#ThatFrameThough is a blog series reviewing television shows, movies and other quality video content that is currently being produced. With major companies such as Netflix and Amazon the quantity is overwhelming, but what can we say about the quality of the cinematography, story, acting, locations? This week in #TFT: Startup  

The Story 

A desperate banker, a gang lord and a hacker are forced to work together to unwittingly create their version of the American dream – organized crime 2.0. That’s the tag line of this Amazon show. And although I found it a bit cliche at first, this is a story that grows on you when the plot develops. And that has everything to do with the acting, well-written dialoque and cinematography. The story feels very realistic and seems to be in line with trending subjects such as startup culture, cryptocureny and the gap between different ethnic groups.  

The Characters 

Meet the banker Nick (Adam Brody) who is unfortunately typecasted, by performing an almost identical role as he did in the The OC. For this reason, I don’t like his acting, because it so stereotypical and feels like he is playing himself.
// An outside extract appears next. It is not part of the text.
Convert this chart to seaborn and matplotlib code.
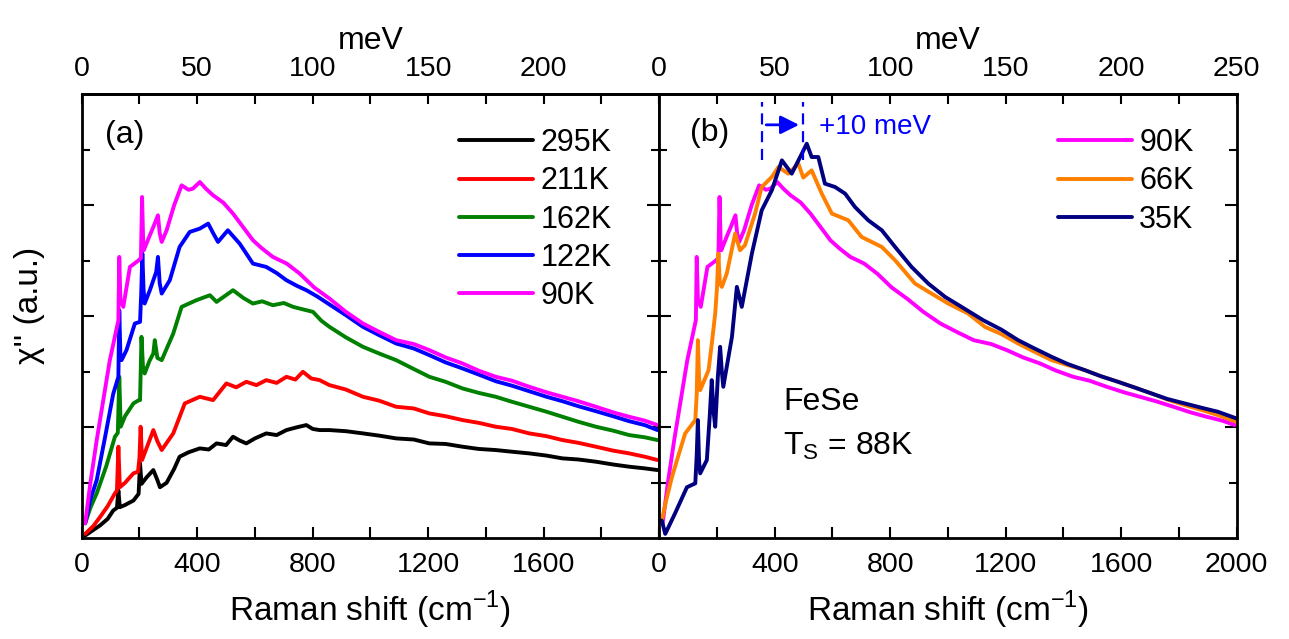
import matplotlib
matplotlib.use("Agg")
import matplotlib.pyplot as plt
import seaborn as sns

# Raman shift (cm^-1) and chi'' (a.u.), panel (a)
x_295 = [12, 40, 63, 90, 109, 122, 127, 132, 150, 179, 197, 202, 207, 225, 248, 262, 271, 294, 320, 339,
         370, 409, 440, 467, 500, 524, 548, 570, 600, 639, 675, 709, 745, 778, 800, 824, 858, 915, 974, 1030,
         1089, 1150, 1204, 1260, 1319, 1375, 1434, 1490, 1550, 1610, 1665, 1720, 1781, 1840, 1896, 1950, 1994]
y_295 = [0.05, 0.15, 0.23, 0.35, 0.50, 0.55, 0.86, 0.56, 0.60, 0.68, 0.80, 1.35, 0.98, 1.10, 1.23, 1.05, 0.92,
         1.00, 1.25, 1.47, 1.55, 1.62, 1.60, 1.71, 1.68, 1.83, 1.76, 1.71, 1.80, 1.89, 1.86, 1.95, 2.00, 2.04,
         1.97, 1.95, 1.95, 1.93, 1.89, 1.85, 1.80, 1.78, 1.71, 1.70, 1.65, 1.61, 1.59, 1.56, 1.53, 1.49, 1.44,
         1.42, 1.38, 1.33, 1.29, 1.26, 1.23]

x_211 = [12, 40, 63, 90, 115, 122, 127, 132, 150, 179, 195, 200, 204, 209, 230, 248, 262, 277, 317, 357, 409,
         455, 501, 535, 570, 605, 639, 675, 709, 740, 766, 795, 824, 858, 915, 974, 1030, 1089, 1150, 1204,
         1260, 1319, 1375, 1434, 1490, 1550, 1610, 1665, 1720, 1781, 1840, 1896, 1950, 1994]
y_211 = [0.08, 0.22, 0.38, 0.58, 0.81, 0.86, 1.65, 0.92, 1.00, 1.17, 1.20, 1.45, 2.01, 1.41, 1.70, 1.95, 1.75,
         1.59, 1.89, 2.43, 2.55, 2.49, 2.79, 2.72, 2.82, 2.76, 2.85, 2.80, 2.91, 2.86, 3.00, 2.88, 2.85, 2.76,
         2.68, 2.55, 2.48, 2.37, 2.34, 2.25, 2.20, 2.13, 2.08, 2.01, 1.97, 1.89, 1.84, 1.77, 1.72, 1.65, 1.58,
         1.53, 1.47, 1.41]

x_162 = [12, 30, 52, 85, 115, 125, 130, 135, 150, 179, 198, 202, 207, 212, 218, 235, 248, 253, 262, 277, 317,
         346, 397, 444, 467, 524, 560, 593, 625, 662, 700, 732, 770, 801, 830, 858, 915, 974, 1030, 1089, 1150,
         1204, 1260, 1319, 1375, 1434, 1490, 1550, 1610, 1665, 1720, 1781, 1840, 1896, 1950, 1994]
y_162 = [0.27, 0.55, 0.81, 1.30, 1.83, 1.90, 2.91, 2.01, 2.20, 2.43, 2.49, 2.49, 3.63, 3.10, 2.97, 3.20, 3.33,
         3.57, 3.25, 3.21, 3.69, 4.17, 4.29, 4.38, 4.26, 4.47, 4.33, 4.23, 4.27, 4.20, 4.24, 4.17, 4.12, 4.08,
         3.92, 3.81, 3.62, 3.45, 3.33, 3.21, 3.05, 2.91, 2.82, 2.70, 2.62, 2.55, 2.46, 2.37, 2.28, 2.19, 2.10,
         2.01, 1.94, 1.86, 1.82, 1.77]

x_122 = [12, 30, 52, 80, 109, 127, 130, 134, 138, 155, 184, 202, 206, 210, 214, 218, 236, 258, 264, 270, 277,
         305, 339, 374, 409, 438, 455, 472, 506, 547, 593, 639, 675, 709, 745, 778, 815, 853, 915, 974, 1030,
         1089, 1150, 1204, 1260, 1319, 1375, 1434, 1490, 1550, 1610, 1665, 1720, 1781, 1840, 1896, 1950, 1994]
y_122 = [0.27, 0.70, 1.05, 1.80, 2.60, 2.91, 4.11, 3.30, 3.21, 3.39, 3.87, 3.90, 4.40, 5.13, 4.50, 4.23, 4.47,
         4.80, 5.07, 4.60, 4.41, 4.65, 5.25, 5.52, 5.58, 5.67, 5.50, 5.34, 5.55, 5.31, 4.95, 4.89, 4.78, 4.65,
         4.55, 4.47, 4.36, 4.23, 4.02, 3.81, 3.66, 3.51, 3.42, 3.30, 3.17, 3.06, 2.95, 2.83, 2.75, 2.65, 2.55,
         2.47, 2.38, 2.29, 2.20, 2.11, 2.04, 1.95]

# 90K is shown in both panels
x_90 = [12, 30, 52, 75, 97, 127, 130, 134, 144, 167, 195, 205, 209, 213, 215, 235, 248, 264, 270, 277, 294,
        320, 346, 370, 385, 409, 430, 455, 490, 524, 560, 593, 625, 662, 710, 755, 805, 858, 915, 974, 1030,
        1089, 1150, 1204, 1260, 1319, 1375, 1434, 1490, 1550, 1610, 1665, 1720, 1781, 1840, 1896, 1950, 1994]
y_90 = [0.27, 1.00, 1.77, 2.50, 3.20, 3.93, 5.07, 4.30, 4.17, 4.89, 5.00, 5.05, 6.15, 5.30, 5.19, 5.45, 5.61,
        5.82, 5.50, 5.34, 5.55, 6.00, 6.36, 6.28, 6.30, 6.42, 6.30, 6.18, 6.05, 5.85, 5.60, 5.37, 5.22, 5.07,
        4.95, 4.77, 4.52, 4.32, 4.08, 3.87, 3.72, 3.57, 3.50, 3.39, 3.26, 3.15, 3.02, 2.91, 2.84, 2.73, 2.63,
        2.55, 2.47, 2.37, 2.27, 2.19, 2.12, 2.04]

# panel (b)
x_66 = [9, 25, 44, 67, 90, 125, 130, 134, 138, 142, 171, 182, 194, 200, 205, 210, 217, 234, 263, 280, 297, 332,
        355, 390, 413, 447, 482, 499, 528, 563, 598, 655, 701, 771, 817, 886, 943, 1001, 1070, 1128, 1185, 1243,
        1300, 1359, 1415, 1474, 1530, 1589, 1645, 1705, 1760, 1820, 1880, 1935, 1999]
y_66 = [0.32, 0.70, 1.10, 1.50, 1.89, 2.13, 2.60, 3.57, 2.90, 2.67, 3.03, 3.50, 4.05, 4.50, 5.13, 4.60, 4.53,
        4.77, 5.49, 5.19, 5.28, 5.85, 6.33, 6.51, 6.69, 6.57, 6.75, 6.50, 6.63, 6.21, 5.85, 5.73, 5.43, 5.25,
        5.01, 4.59, 4.41, 4.23, 4.05, 3.81, 3.68, 3.51, 3.36, 3.21, 3.12, 3.03, 2.92, 2.82, 2.72, 2.61, 2.50,
        2.40, 2.31, 2.22, 2.10]

x_35 = [9, 21, 55, 96, 125, 130, 134, 138, 142, 165, 175, 182, 188, 194, 203, 211, 217, 222, 252, 269, 286, 321,
        355, 390, 425, 459, 494, 511, 528, 551, 574, 609, 644, 678, 724, 771, 817, 874, 932, 990, 1047, 1122,
        1185, 1243, 1300, 1359, 1415, 1474, 1530, 1589, 1645, 1705, 1760, 1820, 1880, 1935, 1999]
y_35 = [0.32, 0.08, 0.45, 0.92, 0.99, 1.50, 2.13, 1.40, 1.17, 1.41, 2.20, 2.85, 2.30, 2.01, 2.90, 3.45, 3.00,
        2.73, 3.63, 4.53, 4.17, 5.13, 5.91, 6.27, 6.81, 6.57, 6.93, 7.11, 6.87, 6.87, 6.39, 6.33, 6.21, 5.97,
        5.73, 5.55, 5.25, 4.89, 4.59, 4.35, 4.17, 3.93, 3.76, 3.57, 3.42, 3.27, 3.14, 3.03, 2.92, 2.82, 2.72,
        2.61, 2.51, 2.43, 2.35, 2.28, 2.16]

panel_a = [(x_295, y_295, "295K", "black"), (x_211, y_211, "211K", "red"),
           (x_162, y_162, "162K", "green"), (x_122, y_122, "122K", "blue"),
           (x_90, y_90, "90K", "magenta")]
panel_b = [(x_90, y_90, "90K", "magenta"), (x_66, y_66, "66K", "#ff8000"),
           (x_35, y_35, "35K", "navy")]

# 1 meV taken as 8 cm^-1 on the top axis
CM_PER_MEV = 8.0

sns.set_theme(style="ticks")
plt.rcParams['font.family'] = ['Liberation Sans', 'DejaVu Sans']
plt.rcParams['mathtext.fontset'] = 'custom'
plt.rcParams['mathtext.rm'] = 'Liberation Sans'
plt.rcParams['axes.linewidth'] = 2.0
for key in ['text.color', 'axes.labelcolor', 'xtick.color', 'ytick.color', 'axes.edgecolor']:
    plt.rcParams[key] = 'black'

fig = plt.figure(figsize=(12.89, 6.39), dpi=100)
ax1 = fig.add_axes([0.0634, 0.1576, 0.4480, 0.6948])
ax2 = fig.add_axes([0.5114, 0.1576, 0.4480, 0.6948])


def style_axes(ax, bottom_labels, top_labels):
    ax.set_xlim(0, 2000)
    ax.set_ylim(0, 8)
    ax.set_xticks([0, 400, 800, 1200, 1600, 2000])
    ax.set_xticklabels(bottom_labels)
    ax.set_xticks(range(200, 2000, 400), minor=True)
    ax.set_yticks([2, 4, 6])
    ax.set_yticks([1, 3, 5, 7], minor=True)
    ax.set_yticklabels([])
    ax.tick_params(axis="x", which="both", direction="in", length=8, width=1.5, top=False,
                   labelsize=20.5, pad=10)
    ax.tick_params(axis="y", which="major", direction="in", length=8.5, width=1.5, left=True, right=True)
    ax.tick_params(axis="y", which="minor", direction="in", length=5.5, width=1.5, left=True, right=True)
    ax.set_xlabel("Raman shift (cm$^\\mathregular{-1}$)", fontsize=24, labelpad=8)
    ax.set_ylabel("")

    top = ax.secondary_xaxis("top", functions=(lambda x: x / CM_PER_MEV, lambda m: m * CM_PER_MEV))
    top.set_xticks([0, 50, 100, 150, 200, 250])
    top.set_xticklabels(top_labels)
    top.set_xticks(range(25, 250, 50), minor=True)
    top.tick_params(which="both", direction="in", length=7.5, width=1.5, labelsize=20.5, pad=9)
    top.set_xlabel("meV", fontsize=23, labelpad=5)


for xs, ys, lab, col in panel_a:
    sns.lineplot(x=xs, y=ys, ax=ax1, color=col, lw=2.8, label=lab, sort=False, estimator=None)
for xs, ys, lab, col in panel_b:
    sns.lineplot(x=xs, y=ys, ax=ax2, color=col, lw=2.8, label=lab, sort=False, estimator=None)

style_axes(ax1, ["0", "400", "800", "1200", "1600", ""], ["0", "50", "100", "150", "200", ""])
style_axes(ax2, ["0", "400", "800", "1200", "1600", "2000"], ["0", "50", "100", "150", "200", "250"])

ax1.set_ylabel("\u03c7'' (a.u.)", fontsize=24)
ax1.yaxis.set_label_coords(-0.064, 0.525)

leg_kw = dict(loc="upper left", frameon=False, fontsize=22, handlelength=2.4, handletextpad=0.25,
              labelspacing=0.27, borderpad=0, borderaxespad=0)
ax1.legend(bbox_to_anchor=(0.654, 0.924), **leg_kw)
ax2.legend(bbox_to_anchor=(0.691, 0.924), **leg_kw)

ax1.text(80, 7.12, "(a)", fontsize=23)
ax2.text(107, 7.15, "(b)", fontsize=23)

# shift of the peak between 90K and 35K
for xv in [357, 499]:
    ax2.plot([xv, xv], [6.82, 7.87], color="blue", lw=1.6, ls=(0, (5, 3)))
ax2.annotate("", xy=(494, 7.45), xytext=(361, 7.45),
             arrowprops=dict(arrowstyle="-|>", color="blue", lw=2.0, mutation_scale=28))
ax2.text(552, 7.42, "+10 meV", color="blue", fontsize=20, va="center")

ax2.text(429, 2.32, "FeSe", fontsize=23)
ax2.text(429, 1.50, "T$_\\mathregular{S}$ = 88K", fontsize=23)

fig.savefig("out.png", dpi=100)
The female lead Izzy (Otmara Marrero) is a Cuban-American whizzkid that has developed her own cryptocurrency network over years of coding. She plays very convincing in her fist major role and I would like to see her in more shows/movies.

The last lead is Ronald aka Ronny (Edi Gathegi) who is a notorious Haitian OG in the hoods of Miami. I like Ronny’s character the most, because of the acting and the raw environment he is in. All three of them are struggling in their own way, but there is no doubt that Ronny has it far worst than all others. This raw intensity he brings reminds me of Denzel in Training Day (one of my fav’s) and definitely keeps you invested in the story.

Another character I found interesting is special agent Phil (Martin Freeman), because of his obvious flaws and way of dealing with this. Easily frustrated, but still tries to keep his cool. Do you feel pity for him or is he a dangerous psycho?   

The Cinematography    

As a filmmaker I always tend to look at the cinematography as a critic. How are they framed, what grading did they use, do they use any “tricks”? Well, I can say that this show is really performing on its A-game when talking about cinematography. They use a very shallow depth of field, which gives your shots a nice “bokeh” (aka the Instagram effect) and place objects in front of the frame. This means that you are looking over someones shoulder or behind a bush, which gives you the feeling of sneaking around as the story unfolds. The beautiful landscapes of Miami are shot by drone or helicopter and is being used when changing storylines and does it job perfectly.

Source: Amazon Prime

The grading is raw and realistic with a lot of dark tones (except for the pool scenes in contrast), underlining the overall feeling of the show seamlessly.   

The Verdict 

This is show worth watching. See it as a crossover between The Social Network and Training Day. It has realistic acting, beautiful shots and the story has some tricks in its sleeves that will leave you wanting for more.